Une blockchain se distingue par une transparence totale. Chaque transaction est accessible au public. C’est essentiel au fonctionnement d’une cryptomonnaie, car la confiance ne repose pas sur un organe central de contrôle assurant une entière fiabilité. Au lieu de cela, elle est partagée entre toutes les utilisatrices et tous les utilisateurs. Evidemment, cette transparence intégrale permet aussi de suivre tous les flux monétaires du réseau. Chacun-e peut ainsi voir à tout moment qui a versé quelle somme à qui.
Ce qui pourrait passer pour une révolution totale du système financier ne l’est en fait qu’à moitié. Car les utilisatrices et utilisateurs de cryptomonnaies protégés par l’anonymat numérique, sont difficiles à identifier dans le monde réel. Cela pourrait ressembler à un paradoxe. Le bitcoin est à la fois transparent et très anonyme, ce qui reflète un principe fondamental de beaucoup d’initiatives numériques: les possibilités de surveillance de l’Etat doivent être restreintes et le secret des identités préservé dans le réseau. Evidemment, l’anonymat incite à acquérir des biens illégaux en ligne. Ces monnaies peuvent aussi bien servir à la fraude ou au blanchiment d’argent qu’à l’évasion fiscale. Ce serait cependant oublier que, si les transactions sont anonymes, on peut, en y mettant les moyens, remonter à la source sur Internet. En vérité, la comparaison avec l’argent liquide montre que l’on a tort de craindre que l’on en fasse un usage abusif, car tout cela est déjà possible aujourd’hui. Utiliser de l’argent liquide est tout aussi anonyme et rares sont les possibilités de récupérer ce que l’on a perdu, payé en trop ou ce qui nous a été volé.
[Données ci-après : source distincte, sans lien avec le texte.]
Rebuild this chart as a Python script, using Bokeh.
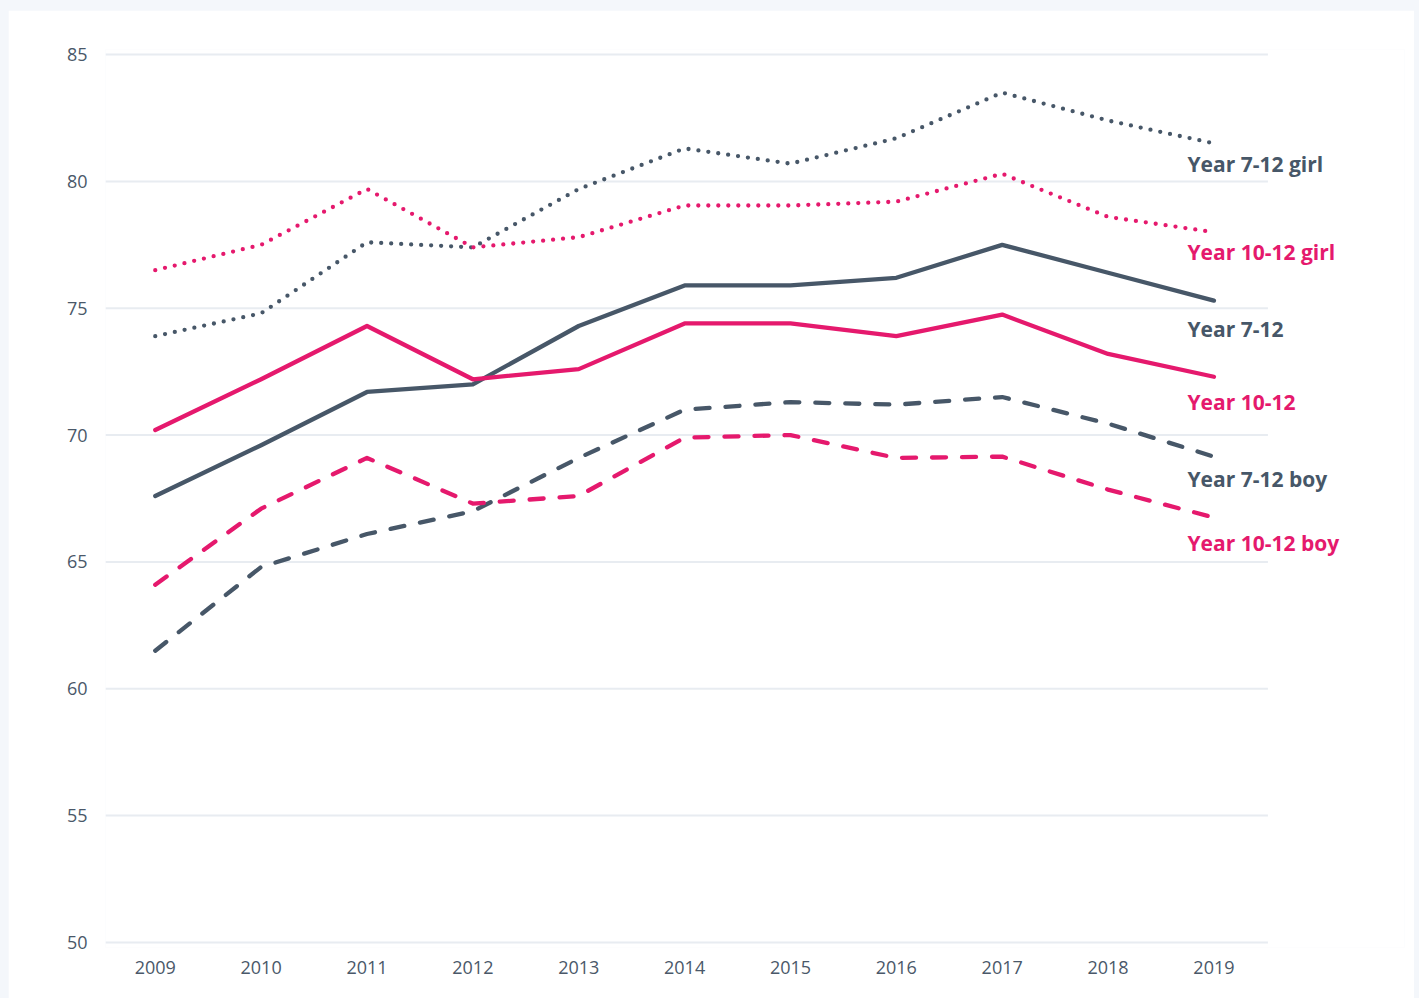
from bokeh.plotting import figure
from bokeh.models import FixedTicker, Range1d, Label
from bokeh.embed import file_html
from bokeh.resources import INLINE

years = [2009, 2010, 2011, 2012, 2013, 2014, 2015, 2016, 2017, 2018, 2019]

y712_girl = [73.9, 74.8, 77.6, 77.4, 79.7, 81.3, 80.7, 81.7, 83.5, 82.4, 81.5]
y1012_girl = [76.5, 77.5, 79.7, 77.4, 77.8, 79.05, 79.05, 79.2, 80.3, 78.6, 78.0]
y712 = [67.6, 69.6, 71.7, 72.0, 74.3, 75.9, 75.9, 76.2, 77.5, 76.4, 75.3]
y1012 = [70.2, 72.2, 74.3, 72.2, 72.6, 74.4, 74.4, 73.9, 74.75, 73.2, 72.3]
y712_boy = [61.5, 64.8, 66.1, 67.0, 69.1, 71.0, 71.3, 71.2, 71.5, 70.45, 69.15]
y1012_boy = [64.1, 67.1, 69.1, 67.3, 67.6, 69.9, 70.0, 69.1, 69.15, 67.85, 66.75]

series_names = ["Year 7-12 girl", "Year 10-12 girl", "Year 7-12", "Year 10-12", "Year 7-12 boy", "Year 10-12 boy"]
label_x = [2018.75] * 6
label_y = [80.7, 77.2, 74.2, 71.3, 68.25, 65.75]

y_ticks = [50, 55, 60, 65, 70, 75, 80, 85]
grid_start = 2008.53
grid_end = 2019.51

DARK = "#475768"
PINK = "#e5196d"
TICK = "#4a5869"
GRID = "#e8ecf1"
FONT = "Open Sans"

p = figure(width=1406, height=988, output_backend="svg", toolbar_location=None,
           x_range=Range1d(2008.53, 2020.80), y_range=Range1d(49.8, 85.2),
           min_border_left=97, min_border_right=10, min_border_top=39, min_border_bottom=51)
p.outline_line_color = None
p.background_fill_color = "white"
p.border_fill_color = "white"

p.xaxis.ticker = FixedTicker(ticks=years)
p.yaxis.ticker = FixedTicker(ticks=y_ticks)
for ax in (p.xaxis, p.yaxis):
    ax.axis_line_color = None
    ax.major_tick_line_color = None
    ax.minor_tick_line_color = None
    ax.major_label_text_color = TICK
    ax.major_label_text_font = FONT
    ax.major_label_text_font_size = "18px"
p.xaxis.major_label_standoff = 7
p.yaxis.major_label_standoff = 12
p.xgrid.grid_line_color = None
p.ygrid.grid_line_color = None

p.segment(x0=[grid_start] * len(y_ticks), y0=y_ticks, x1=[grid_end] * len(y_ticks), y1=y_ticks,
          line_color=GRID, line_width=2)

styles = [
    (y712_girl, DARK, "0 10"),
    (y1012_girl, PINK, "0 10"),
    (y712, DARK, "solid"),
    (y1012, PINK, "solid"),
    (y712_boy, DARK, "14 16"),
    (y1012_boy, PINK, "14 16"),
]
for vals, col, dash in styles:
    p.line(years, vals, line_color=col, line_width=4.3, line_dash=dash,
           line_cap="round", line_join="round")

label_colors = [DARK, PINK, DARK, PINK, DARK, PINK]
for name, lx, ly, col in zip(series_names, label_x, label_y, label_colors):
    p.add_layout(Label(x=lx, y=ly, text=name, text_color=col, text_font=FONT,
                       text_font_size="21px", text_font_style="bold",
                       text_baseline="middle", text_align="left"))

html = file_html(p, INLINE)
html = html.replace("</head>",
                    "<style>html, body { margin: 0 !important; background: #f4f7fb !important; }"
                    " body { padding: 10px 0 0 8px !important; }</style></head>", 1)
open("out.html", "w").write(html)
L’anonymat d’un moyen de paiement ne devrait donc pas servir d’argument massue, comme l’affirmait la journaliste Maria Bustillos dans le New Yorker en 2013: «L’argent liquide est anonyme. On l’emploie également pour le blanchiment et les transactions illégales.» Pour autant, on ne diabolise pas ce moyen de paiement par principe.